5. Les attaques de Satan redoublent de fureur quant Anne Catherine doit détruire les effets de sa malice, déconcerter ses plans et empêcher des crimes déjà résolus à son instigation et tout près de leur accomplissement.

« Une fois, disait-elle, j'allais à l'église dans l'obscurité. Une figure semblable à un chien passa devant moi et, pendant que je portais la main en avant, je reçu dans le visage un coup qui me jeta presque hors du chemin. Dans l'église, mon visage et ma main s'enflèrent par suite de ce coup et tous deux étaient couverts de petite vérole. A mon retour à la maison, j'étais devenue tout à fait méconnaissable.

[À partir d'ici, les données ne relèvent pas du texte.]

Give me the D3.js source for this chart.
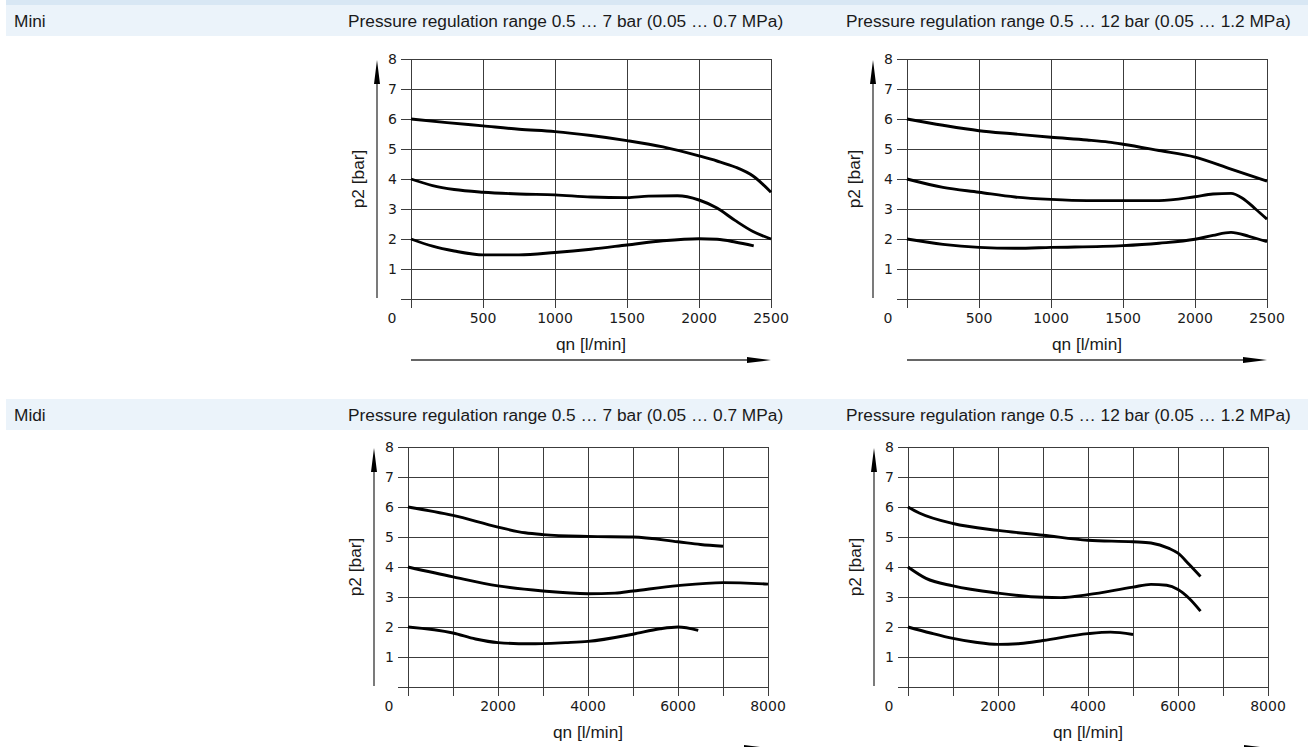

Je me lavai avec de l'eau prise aux fonts baptismaux.»

« Le chemin de l'église me conduisait à une haie où il me fallait passer par-dessus une palissade. Le jour de saint François, étant arrivée à cet endroit de grand matin, je sentis qu'une grande figure noire voulait me retenir en arrière. Je luttai avec elle et je finis par passer, mais je restai calme et ne me laissai pas épouvanter par l'ennemi. Il se place toujours au milieu de la route où l'on passe pour forcer à prendre des chemins détournés ; mais c'est ce qu'il ne pourra pas obtenir de moi.»

 

6. Le démon cherchait aussi à égarer Anne Catherine par des suggestions et des attaques purement spirituelles. La mortification précoce et opiniâtre, à l'aide de laquelle elle avait conquis une telle force pour lui résister, lui était très odieuse : aussi s'efforçait-il d'exciter Anne Catherine à se traiter avec plus d'indulgence et de mollesse. Mais aussitôt qu'elle découvrit ses artifices, elle redoubla ses austérités. Toutefois, s'il lui suggérait de les pousser jusqu'à l'excès, elle y mettait plus de discrétion et demandait conseil au directeur de sa conscience.

 

7. La suite de cette biographie montrera que Satan ne cessa à aucune époque de tourmenter Anne Catherine de toutes les manières : cependant il ne réussit jamais à exciter en elle le moindre mouvement contraire à la pureté. Il ne pouvait et n'osait pas présenter cette tentation à une âme dans laquelle Dieu avait versé la lumière angélique de prophétie et qu'il avait confiée à la garde et à la direction de son ange, afin qu'elle marchât par une voie douloureuse sur laquelle toutes les amorces de la concupiscence devaient s'éteindre. Le diable, il est vrai, s'efforça souvent de lui donner en spectacle les tableaux les plus immondes : mais il ne . put jamais obtenir qu'elle y jetât un regard. ll lui arriva aussi d'induire de méchants hommes à tenter sur la jeune vierge d'odieuses violences mais, forte comme une lionne, elle terrassait ces misérables et les mettait en fuite.

« Mon Seigneur et mon Dieu ne m'abandonne pas ! disait-elle. Il est plus fort que l'ennemi !» C'était là son bouclier et nul ne put jamais sur elle une main téméraire.